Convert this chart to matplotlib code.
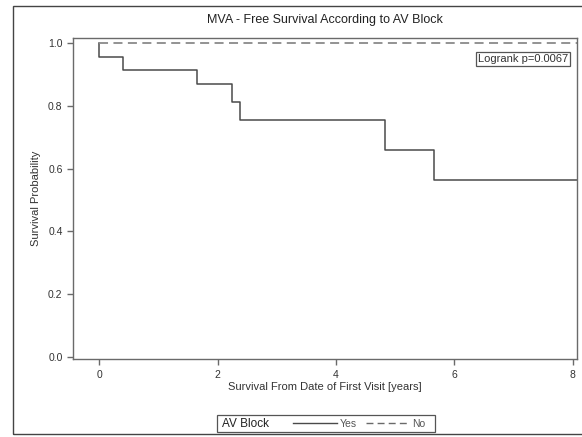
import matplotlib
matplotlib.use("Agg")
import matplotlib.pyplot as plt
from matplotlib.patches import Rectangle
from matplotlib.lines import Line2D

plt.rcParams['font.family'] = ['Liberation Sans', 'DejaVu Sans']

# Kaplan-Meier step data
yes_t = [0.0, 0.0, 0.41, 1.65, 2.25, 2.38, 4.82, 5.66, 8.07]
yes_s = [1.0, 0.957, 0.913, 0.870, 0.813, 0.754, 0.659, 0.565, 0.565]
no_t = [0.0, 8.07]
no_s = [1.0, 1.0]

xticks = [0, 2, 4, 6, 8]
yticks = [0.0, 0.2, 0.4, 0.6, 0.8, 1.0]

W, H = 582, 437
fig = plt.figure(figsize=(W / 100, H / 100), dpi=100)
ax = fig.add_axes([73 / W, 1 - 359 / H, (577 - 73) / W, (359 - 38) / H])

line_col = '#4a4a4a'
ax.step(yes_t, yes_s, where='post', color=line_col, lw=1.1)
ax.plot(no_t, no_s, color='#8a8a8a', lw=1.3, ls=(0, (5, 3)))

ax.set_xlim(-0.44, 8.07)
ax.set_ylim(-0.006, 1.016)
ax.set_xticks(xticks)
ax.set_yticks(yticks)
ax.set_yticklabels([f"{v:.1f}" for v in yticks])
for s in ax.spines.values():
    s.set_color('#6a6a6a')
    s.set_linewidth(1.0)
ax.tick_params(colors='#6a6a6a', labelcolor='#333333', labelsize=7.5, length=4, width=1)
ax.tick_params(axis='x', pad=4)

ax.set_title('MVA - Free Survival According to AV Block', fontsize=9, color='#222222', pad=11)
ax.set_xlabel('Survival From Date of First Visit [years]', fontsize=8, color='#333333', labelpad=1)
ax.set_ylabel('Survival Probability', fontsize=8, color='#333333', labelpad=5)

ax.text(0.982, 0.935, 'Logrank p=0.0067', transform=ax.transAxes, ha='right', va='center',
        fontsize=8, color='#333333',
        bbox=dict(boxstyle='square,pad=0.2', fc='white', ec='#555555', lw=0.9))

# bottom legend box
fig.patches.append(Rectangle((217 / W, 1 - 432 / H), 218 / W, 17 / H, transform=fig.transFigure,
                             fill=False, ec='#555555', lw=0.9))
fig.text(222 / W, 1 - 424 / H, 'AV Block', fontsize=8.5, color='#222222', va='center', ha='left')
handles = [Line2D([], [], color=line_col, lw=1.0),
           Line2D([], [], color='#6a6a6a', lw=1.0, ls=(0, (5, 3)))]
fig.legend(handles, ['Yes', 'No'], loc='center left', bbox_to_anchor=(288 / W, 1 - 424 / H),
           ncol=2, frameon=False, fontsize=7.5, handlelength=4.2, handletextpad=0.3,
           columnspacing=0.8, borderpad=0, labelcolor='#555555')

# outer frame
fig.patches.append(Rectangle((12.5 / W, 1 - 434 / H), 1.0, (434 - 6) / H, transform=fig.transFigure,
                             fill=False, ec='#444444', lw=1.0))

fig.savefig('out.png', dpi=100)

- _Task brief_
Begin at the first line of the material and copy each line exactly through the one containing "yticks = [0.0, 0.2, 0.4, 0.6, 0.8, 1.0]". Omit pictures.

- _Output of the exercise_
Convert this chart to matplotlib code.
import matplotlib
matplotlib.use("Agg")
import matplotlib.pyplot as plt
from matplotlib.patches import Rectangle
from matplotlib.lines import Line2D

plt.rcParams['font.family'] = ['Liberation Sans', 'DejaVu Sans']

# Kaplan-Meier step data
yes_t = [0.0, 0.0, 0.41, 1.65, 2.25, 2.38, 4.82, 5.66, 8.07]
yes_s = [1.0, 0.957, 0.913, 0.870, 0.813, 0.754, 0.659, 0.565, 0.565]
no_t = [0.0, 8.07]
no_s = [1.0, 1.0]

xticks = [0, 2, 4, 6, 8]
yticks = [0.0, 0.2, 0.4, 0.6, 0.8, 1.0]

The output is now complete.